It is not uncommon to encounter the idea that Luther discarded the Ten Commandments. The idea is that he emphasised grace so much against works and gospel so much against law that he downplayed the believer’s use of the Ten Commandments. Alternatively it is suggested that he was worried people would return to works righteousness if they were taught the obligation of holy living by the Ten Commandments.
It is a strange idea because the Ten Commandments were a constant feature of Luther’s experience and preaching. He said that “every morning, and whenever I have time, I read and say, word for word, the Ten Commandments, the Creed, the Lord’s Prayer, the Psalms, etc”. He preached on them from 1516 onwards and published A Brief Explanation of the Ten Commandments in 1518. In the midst of the conflicts raging at this time he says: “each evening I expound to children and ordinary folk the Commandments and the Lord’s Prayer”. He felt that it was necessary to keep these together in order to have a right perspective on the Commandments.
No man can progress so far in sanctification as to keep even one of the Ten Commandments as it should be kept, but that the Creed and the Lord’s Prayer must come to our assistance, as we shall hear, through which we must continually seek, pray for, and obtain the power and strength to keep the Commandments
Luther had a high esteem for the Ten Commandments. “They are the true fountain from which all good works must flow”. “Only those things are good works which God has commanded, just as only that is a sin which God has forbidden. Therefore, he who wants to know and do good works need only know God’s Commandments… These Commandments of God must teach us how to distinguish among good works”.
Luther also expounded the Ten Commandments in his Large and Small Catechisms as well as composing a song by which they could be learned. Saving faith must evidence its real character in a changed life. “We must prove ourselves before the world. How? By keeping the other commandments as well: ‘You shall honor your father and mother’ “
The idea that Luther rejected the Ten Commandments is in fact such an old notion that in 1648, Samuel Rutherford went to the extent of translating Luther’s treatise Against the Antinomians from the original German. The following is an updated extract from that book.

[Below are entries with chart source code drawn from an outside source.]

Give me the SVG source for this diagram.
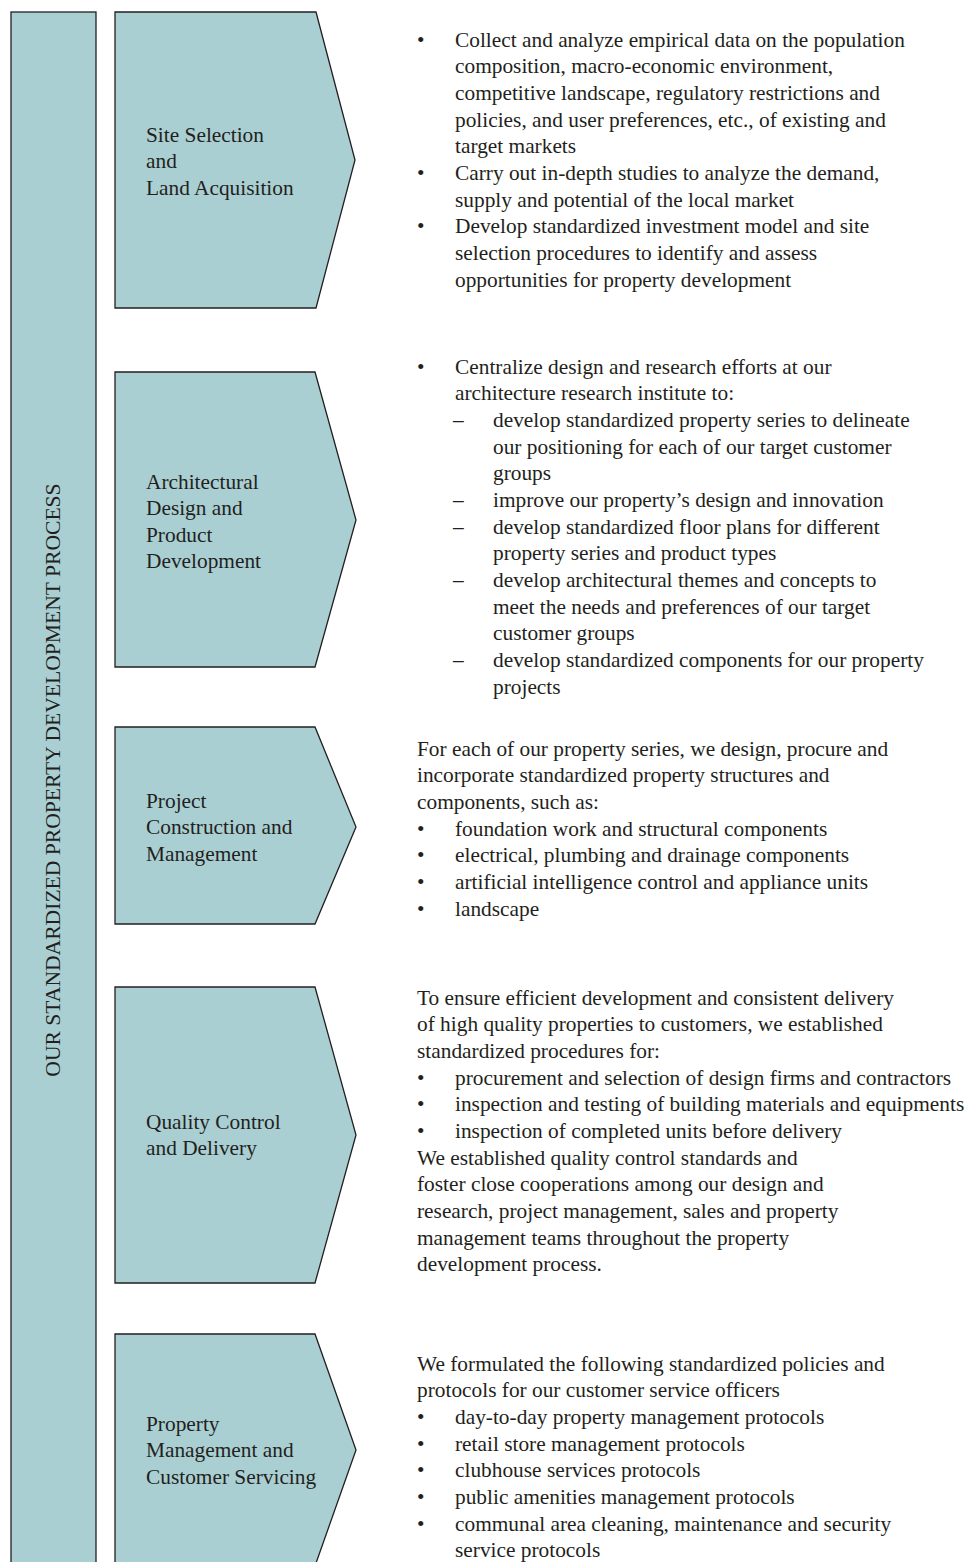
<svg xmlns="http://www.w3.org/2000/svg" width="965" height="1562" viewBox="0 0 965 1562">
<style>
.shape{fill:#aacfd3;stroke:#231f20;stroke-width:1.3}
text{font-family:"Liberation Serif","Times New Roman",serif;font-size:21.35px;fill:#231f20}
</style>
<rect x="0" y="0" width="965" height="1562" fill="#ffffff"/>
<g id="process-bar">
<rect class="shape" x="11" y="12" width="85" height="1570"/>
<text transform="translate(60,780) rotate(-90)" text-anchor="middle" style="font-size:21.6px">OUR STANDARDIZED PROPERTY DEVELOPMENT PROCESS</text>
</g>
<g id="step1">
<polygon class="shape" points="115,12 316,12 355,160 316,308 115,308"/>
<text x="146" y="141.5">Site Selection</text>
<text x="146" y="168.2">and</text>
<text x="146" y="194.8">Land Acquisition</text>
</g>
<g id="step2">
<polygon class="shape" points="115,372 315,372 356,520 315,667 115,667"/>
<text x="146" y="488.5">Architectural</text>
<text x="146" y="515">Design and</text>
<text x="146" y="541.5">Product</text>
<text x="146" y="568">Development</text>
</g>
<g id="step3">
<polygon class="shape" points="115,727 315,727 356,827 315,924 115,924"/>
<text x="146" y="807.5">Project</text>
<text x="146" y="834">Construction and</text>
<text x="146" y="860.5">Management</text>
</g>
<g id="step4">
<polygon class="shape" points="115,987 315,987 356,1135 315,1283 115,1283"/>
<text x="146" y="1128.5">Quality Control</text>
<text x="146" y="1155">and Delivery</text>
</g>
<g id="step5">
<polygon class="shape" points="115,1334 315,1334 356,1450 315,1566 115,1566"/>
<text x="146" y="1430.5">Property</text>
<text x="146" y="1457">Management and</text>
<text x="146" y="1483.5">Customer Servicing</text>
</g>
<g id="desc1">
<text x="417" y="46.5">•</text>
<text x="455" y="46.5">Collect and analyze empirical data on the population</text>
<text x="455" y="73.2">composition, macro-economic environment,</text>
<text x="455" y="99.8">competitive landscape, regulatory restrictions and</text>
<text x="455" y="126.5">policies, and user preferences, etc., of existing and</text>
<text x="455" y="153.2">target markets</text>
<text x="417" y="179.8">•</text>
<text x="455" y="179.8">Carry out in-depth studies to analyze the demand,</text>
<text x="455" y="206.5">supply and potential of the local market</text>
<text x="417" y="233.2">•</text>
<text x="455" y="233.2">Develop standardized investment model and site</text>
<text x="455" y="259.8">selection procedures to identify and assess</text>
<text x="455" y="286.5">opportunities for property development</text>
</g>
<g id="desc2">
<text x="417" y="373.5">•</text>
<text x="455" y="373.5">Centralize design and research efforts at our</text>
<text x="455" y="400.2">architecture research institute to:</text>
<text x="453" y="426.8">–</text>
<text x="493" y="426.8">develop standardized property series to delineate</text>
<text x="493" y="453.5">our positioning for each of our target customer</text>
<text x="493" y="480.2">groups</text>
<text x="453" y="506.8">–</text>
<text x="493" y="506.8">improve our property’s design and innovation</text>
<text x="453" y="533.5">–</text>
<text x="493" y="533.5">develop standardized floor plans for different</text>
<text x="493" y="560.2">property series and product types</text>
<text x="453" y="586.8">–</text>
<text x="493" y="586.8">develop architectural themes and concepts to</text>
<text x="493" y="613.5">meet the needs and preferences of our target</text>
<text x="493" y="640.2">customer groups</text>
<text x="453" y="666.8">–</text>
<text x="493" y="666.8">develop standardized components for our property</text>
<text x="493" y="693.5">projects</text>
</g>
<g id="desc3">
<text x="417" y="755.5">For each of our property series, we design, procure and</text>
<text x="417" y="782.2">incorporate standardized property structures and</text>
<text x="417" y="808.8">components, such as:</text>
<text x="417" y="835.5">•</text>
<text x="455" y="835.5">foundation work and structural components</text>
<text x="417" y="862.2">•</text>
<text x="455" y="862.2">electrical, plumbing and drainage components</text>
<text x="417" y="888.8">•</text>
<text x="455" y="888.8">artificial intelligence control and appliance units</text>
<text x="417" y="915.5">•</text>
<text x="455" y="915.5">landscape</text>
</g>
<g id="desc4">
<text x="417" y="1004.5">To ensure efficient development and consistent delivery</text>
<text x="417" y="1031.2">of high quality properties to customers, we established</text>
<text x="417" y="1057.8">standardized procedures for:</text>
<text x="417" y="1084.5">•</text>
<text x="455" y="1084.5">procurement and selection of design firms and contractors</text>
<text x="417" y="1111.2">•</text>
<text x="455" y="1111.2">inspection and testing of building materials and equipments</text>
<text x="417" y="1137.8">•</text>
<text x="455" y="1137.8">inspection of completed units before delivery</text>
<text x="417" y="1164.5">We established quality control standards and</text>
<text x="417" y="1191.2">foster close cooperations among our design and</text>
<text x="417" y="1217.8">research, project management, sales and property</text>
<text x="417" y="1244.5">management teams throughout the property</text>
<text x="417" y="1271.2">development process.</text>
</g>
<g id="desc5">
<text x="417" y="1370.5">We formulated the following standardized policies and</text>
<text x="417" y="1397.2">protocols for our customer service officers</text>
<text x="417" y="1423.8">•</text>
<text x="455" y="1423.8">day-to-day property management protocols</text>
<text x="417" y="1450.5">•</text>
<text x="455" y="1450.5">retail store management protocols</text>
<text x="417" y="1477.2">•</text>
<text x="455" y="1477.2">clubhouse services protocols</text>
<text x="417" y="1503.8">•</text>
<text x="455" y="1503.8">public amenities management protocols</text>
<text x="417" y="1530.5">•</text>
<text x="455" y="1530.5">communal area cleaning, maintenance and security</text>
<text x="455" y="1557.2">service protocols</text>
</g>
<g id="connectors"></g>
</svg>
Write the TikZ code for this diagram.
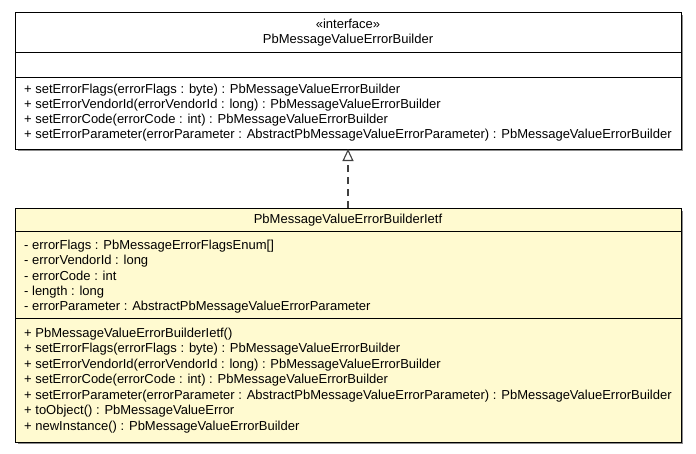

Luther’s Use of the Ten Commandments
And truly, I wonder exceedingly how it came to be imputed to me that I should reject the law or Ten Commandments. There are available so many of my own expositions (and those of several sorts) on the Commandments. They are also daily expounded and used in our churches – to say nothing of the Confession and Apology and other books of ours. Add to this the custom we have to sing the Commandments in two different tunes; and also children painting, printing, carving, and rehearsing them both morning, noon, and evening. I know no other way than what we have done except that we do not (alas!) as we ought, really express and delineate them in our lives and conversations. I myself (as old as I am) have it for my custom to recite them daily, as a child, word for word.
If any should have been mistaken about what I had written, he might (seeing how vehemently I urge these catechetical exercises) in reason have been persuaded to call on me and demand these or similar questions. What? Good Doctor Luther, do you press so eagerly the Ten Commandments and yet also teach that they must be rejected? They ought to have dealt thus with me and not secretly undermine me behind my back, and then wait for my death so they might afterwards make of me what they pleased. Well I forgive them, if they leave these courses.